The smokey smell of BBQ flooded downtown Ardmore in another record-breaking year for the United Way Valero BBQ Showdown.
The two-night fundraiser for the United Way of South Central Oklahoma, featuring Cajun food Friday night and BBQ Saturday afternoon, has grown dramatically over the years. Last year, the fundraiser brought in $138,000 from wristband sales, team entry fees and sponsorship dollars.
Executive director of
United Way of South Central Oklahoma tobi Daniel Ervin held back tears as she read the estimate for the amount raised this year — around $160,000.
“It’s a record year— it’s incredible,” Ervin told the crowd. “Thank you so much for all you’ve done — for all the teams that made this happen.”
There were 40 teams competing this year — a large amount compared to the five or six teams competing when the showdown first began in 2013.
Various awards were handed out to sponsors, including several “Diamond sponsors” that donated around $5,000 for the event and one “Double Diamond sponsor,” Stronghold Companies, that raised around $10,000.
“As you can tell by how long it took us to give out our diamond sponsorships, the sponsorships and partnerships that we have here are amazing,” said VP plant manager of Ardmore Refinery Kevin Lassahn, who was handing out awards.
And after several hours of individuals sampling various foods and voting for their favorites, the Cajun night and BBQ Showdown winners were announced.

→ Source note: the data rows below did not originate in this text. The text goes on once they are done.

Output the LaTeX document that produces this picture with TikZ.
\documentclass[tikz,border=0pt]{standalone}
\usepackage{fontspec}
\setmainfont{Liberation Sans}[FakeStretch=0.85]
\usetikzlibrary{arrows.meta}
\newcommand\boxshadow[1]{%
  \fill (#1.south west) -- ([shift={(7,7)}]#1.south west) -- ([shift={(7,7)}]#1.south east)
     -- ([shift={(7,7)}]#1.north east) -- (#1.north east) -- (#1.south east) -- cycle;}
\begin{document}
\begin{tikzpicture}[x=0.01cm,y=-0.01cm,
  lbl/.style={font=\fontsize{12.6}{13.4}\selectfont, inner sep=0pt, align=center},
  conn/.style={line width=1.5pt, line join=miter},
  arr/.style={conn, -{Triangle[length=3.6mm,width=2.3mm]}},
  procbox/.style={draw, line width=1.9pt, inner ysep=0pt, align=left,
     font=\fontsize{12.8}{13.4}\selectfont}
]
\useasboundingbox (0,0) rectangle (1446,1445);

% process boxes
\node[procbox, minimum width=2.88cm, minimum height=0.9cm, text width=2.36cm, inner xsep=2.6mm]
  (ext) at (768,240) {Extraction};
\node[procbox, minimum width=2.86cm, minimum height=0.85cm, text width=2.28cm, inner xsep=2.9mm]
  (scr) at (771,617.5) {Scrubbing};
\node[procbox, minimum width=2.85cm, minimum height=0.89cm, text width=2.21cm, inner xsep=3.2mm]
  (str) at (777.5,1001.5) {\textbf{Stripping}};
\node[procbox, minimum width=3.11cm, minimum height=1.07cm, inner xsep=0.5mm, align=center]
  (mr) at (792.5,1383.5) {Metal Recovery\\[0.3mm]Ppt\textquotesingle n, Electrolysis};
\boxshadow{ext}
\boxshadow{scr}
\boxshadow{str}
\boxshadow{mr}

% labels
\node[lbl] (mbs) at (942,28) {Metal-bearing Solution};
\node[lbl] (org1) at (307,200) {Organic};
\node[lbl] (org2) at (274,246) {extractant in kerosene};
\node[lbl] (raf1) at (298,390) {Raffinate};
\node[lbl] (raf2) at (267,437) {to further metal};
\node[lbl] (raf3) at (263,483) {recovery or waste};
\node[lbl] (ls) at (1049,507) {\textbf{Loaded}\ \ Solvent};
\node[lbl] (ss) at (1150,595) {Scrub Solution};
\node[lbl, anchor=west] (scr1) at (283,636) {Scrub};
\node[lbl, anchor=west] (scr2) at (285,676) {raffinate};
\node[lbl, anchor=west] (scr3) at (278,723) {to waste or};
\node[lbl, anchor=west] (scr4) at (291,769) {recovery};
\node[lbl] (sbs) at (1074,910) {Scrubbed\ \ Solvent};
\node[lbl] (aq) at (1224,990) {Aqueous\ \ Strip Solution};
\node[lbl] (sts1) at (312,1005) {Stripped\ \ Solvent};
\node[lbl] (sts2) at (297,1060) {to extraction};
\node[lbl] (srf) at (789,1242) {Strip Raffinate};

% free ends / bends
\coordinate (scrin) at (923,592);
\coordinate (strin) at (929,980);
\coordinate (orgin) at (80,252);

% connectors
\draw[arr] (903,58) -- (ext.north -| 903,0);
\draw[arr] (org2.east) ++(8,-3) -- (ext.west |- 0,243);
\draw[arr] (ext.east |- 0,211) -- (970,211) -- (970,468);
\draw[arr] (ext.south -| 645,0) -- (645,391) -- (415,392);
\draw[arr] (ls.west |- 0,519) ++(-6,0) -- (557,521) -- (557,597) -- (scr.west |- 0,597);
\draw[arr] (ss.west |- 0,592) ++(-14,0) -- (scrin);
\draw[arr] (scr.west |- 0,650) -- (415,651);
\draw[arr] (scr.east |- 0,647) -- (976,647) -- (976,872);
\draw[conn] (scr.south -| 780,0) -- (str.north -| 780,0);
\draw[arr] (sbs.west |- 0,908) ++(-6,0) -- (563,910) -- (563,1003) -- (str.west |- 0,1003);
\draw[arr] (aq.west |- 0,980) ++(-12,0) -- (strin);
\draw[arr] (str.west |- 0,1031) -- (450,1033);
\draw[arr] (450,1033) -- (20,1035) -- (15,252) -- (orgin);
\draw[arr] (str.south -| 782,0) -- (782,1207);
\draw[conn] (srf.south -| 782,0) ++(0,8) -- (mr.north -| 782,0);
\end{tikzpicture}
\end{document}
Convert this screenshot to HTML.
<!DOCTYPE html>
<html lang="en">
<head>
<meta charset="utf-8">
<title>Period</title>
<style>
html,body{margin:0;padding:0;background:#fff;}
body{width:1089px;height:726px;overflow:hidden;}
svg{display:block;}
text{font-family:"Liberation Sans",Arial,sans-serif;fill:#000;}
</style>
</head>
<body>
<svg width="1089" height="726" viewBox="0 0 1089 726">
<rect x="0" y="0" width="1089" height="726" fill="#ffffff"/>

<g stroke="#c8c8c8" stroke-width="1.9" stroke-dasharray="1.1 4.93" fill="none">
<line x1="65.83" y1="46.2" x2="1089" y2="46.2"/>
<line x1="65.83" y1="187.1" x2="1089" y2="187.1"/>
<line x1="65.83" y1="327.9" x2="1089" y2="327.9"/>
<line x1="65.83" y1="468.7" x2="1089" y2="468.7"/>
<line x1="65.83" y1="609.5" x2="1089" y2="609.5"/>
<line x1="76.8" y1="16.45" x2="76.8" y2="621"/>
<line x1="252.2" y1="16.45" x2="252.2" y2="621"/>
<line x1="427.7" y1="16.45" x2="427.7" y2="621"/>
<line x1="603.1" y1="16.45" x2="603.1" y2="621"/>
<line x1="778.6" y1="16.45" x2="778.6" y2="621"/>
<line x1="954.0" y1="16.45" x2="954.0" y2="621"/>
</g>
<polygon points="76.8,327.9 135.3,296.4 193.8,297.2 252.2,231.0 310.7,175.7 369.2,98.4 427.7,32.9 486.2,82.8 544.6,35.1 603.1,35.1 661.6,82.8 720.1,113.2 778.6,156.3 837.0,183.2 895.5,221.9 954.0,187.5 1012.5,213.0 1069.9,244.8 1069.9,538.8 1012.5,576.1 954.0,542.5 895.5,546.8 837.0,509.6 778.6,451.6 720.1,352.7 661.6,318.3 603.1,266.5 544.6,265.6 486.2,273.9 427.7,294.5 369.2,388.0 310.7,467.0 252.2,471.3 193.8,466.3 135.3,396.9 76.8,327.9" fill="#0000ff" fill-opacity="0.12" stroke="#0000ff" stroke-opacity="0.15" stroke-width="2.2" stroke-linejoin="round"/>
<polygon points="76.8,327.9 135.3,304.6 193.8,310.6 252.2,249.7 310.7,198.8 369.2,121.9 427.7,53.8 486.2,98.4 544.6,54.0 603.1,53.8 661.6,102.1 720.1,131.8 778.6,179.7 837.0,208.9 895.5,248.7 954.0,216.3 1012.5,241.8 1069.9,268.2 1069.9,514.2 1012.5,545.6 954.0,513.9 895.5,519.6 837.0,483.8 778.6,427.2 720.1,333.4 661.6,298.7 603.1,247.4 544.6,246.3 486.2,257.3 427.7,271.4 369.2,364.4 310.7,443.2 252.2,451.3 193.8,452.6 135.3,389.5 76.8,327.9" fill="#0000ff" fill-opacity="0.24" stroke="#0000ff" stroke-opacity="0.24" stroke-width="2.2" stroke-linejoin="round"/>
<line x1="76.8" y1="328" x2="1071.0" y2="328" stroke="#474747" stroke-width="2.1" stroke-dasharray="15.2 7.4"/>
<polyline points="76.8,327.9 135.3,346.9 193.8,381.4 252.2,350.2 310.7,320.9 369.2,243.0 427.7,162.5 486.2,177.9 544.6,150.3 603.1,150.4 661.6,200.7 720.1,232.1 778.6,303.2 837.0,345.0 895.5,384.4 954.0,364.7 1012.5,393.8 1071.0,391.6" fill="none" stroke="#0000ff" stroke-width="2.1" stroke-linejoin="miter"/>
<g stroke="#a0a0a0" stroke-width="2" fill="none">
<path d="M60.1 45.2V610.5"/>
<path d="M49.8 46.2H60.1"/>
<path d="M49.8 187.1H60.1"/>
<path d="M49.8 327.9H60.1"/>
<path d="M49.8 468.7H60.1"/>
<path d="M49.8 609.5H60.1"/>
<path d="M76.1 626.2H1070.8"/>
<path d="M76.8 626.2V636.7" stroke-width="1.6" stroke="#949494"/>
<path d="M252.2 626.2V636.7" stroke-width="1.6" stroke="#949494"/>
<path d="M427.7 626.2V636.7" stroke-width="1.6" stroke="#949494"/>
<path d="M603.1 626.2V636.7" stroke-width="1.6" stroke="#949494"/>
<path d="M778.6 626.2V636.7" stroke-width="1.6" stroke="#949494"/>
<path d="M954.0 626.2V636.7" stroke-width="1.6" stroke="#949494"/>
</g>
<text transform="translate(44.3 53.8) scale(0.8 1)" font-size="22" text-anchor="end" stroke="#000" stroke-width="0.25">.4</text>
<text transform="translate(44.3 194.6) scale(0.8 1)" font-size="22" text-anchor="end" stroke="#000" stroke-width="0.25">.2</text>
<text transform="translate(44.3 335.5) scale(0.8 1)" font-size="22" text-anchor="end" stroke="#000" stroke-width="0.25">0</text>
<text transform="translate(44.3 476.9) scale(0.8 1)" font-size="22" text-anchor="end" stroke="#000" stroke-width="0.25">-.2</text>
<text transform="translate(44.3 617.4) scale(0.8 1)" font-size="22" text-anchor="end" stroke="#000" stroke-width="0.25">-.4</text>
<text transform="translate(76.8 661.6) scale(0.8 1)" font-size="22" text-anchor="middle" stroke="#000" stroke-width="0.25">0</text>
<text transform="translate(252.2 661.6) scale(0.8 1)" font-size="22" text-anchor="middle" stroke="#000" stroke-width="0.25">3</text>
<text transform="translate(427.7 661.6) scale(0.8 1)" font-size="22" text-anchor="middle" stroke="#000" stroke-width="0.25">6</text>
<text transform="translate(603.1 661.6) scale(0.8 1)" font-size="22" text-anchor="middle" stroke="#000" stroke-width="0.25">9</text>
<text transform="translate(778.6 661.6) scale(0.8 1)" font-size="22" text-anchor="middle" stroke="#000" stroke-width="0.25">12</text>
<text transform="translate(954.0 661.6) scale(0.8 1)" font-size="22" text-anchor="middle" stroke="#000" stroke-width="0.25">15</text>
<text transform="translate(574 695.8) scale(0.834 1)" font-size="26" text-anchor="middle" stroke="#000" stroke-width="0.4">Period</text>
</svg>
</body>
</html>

The People’s Choice Award for best Cajun food went to Bobby Black of the Triad Controls team. The People’s Choice Award for best BBQ was a close call between Caddo St. BBQ and King Aerospace, but King Aerospace ultimately took first place.
Several of the first place winners also donated their prize money back to United Way. Lassahn said the fundraiser continues to grow every year and hopes to return with even more mouthwatering cuisine next year.
 “All the feedback is that our contractors love this community, they love the people, they love the feedback they get — they just want to come back year after year and they want to do bigger and better things,” Lassahn said.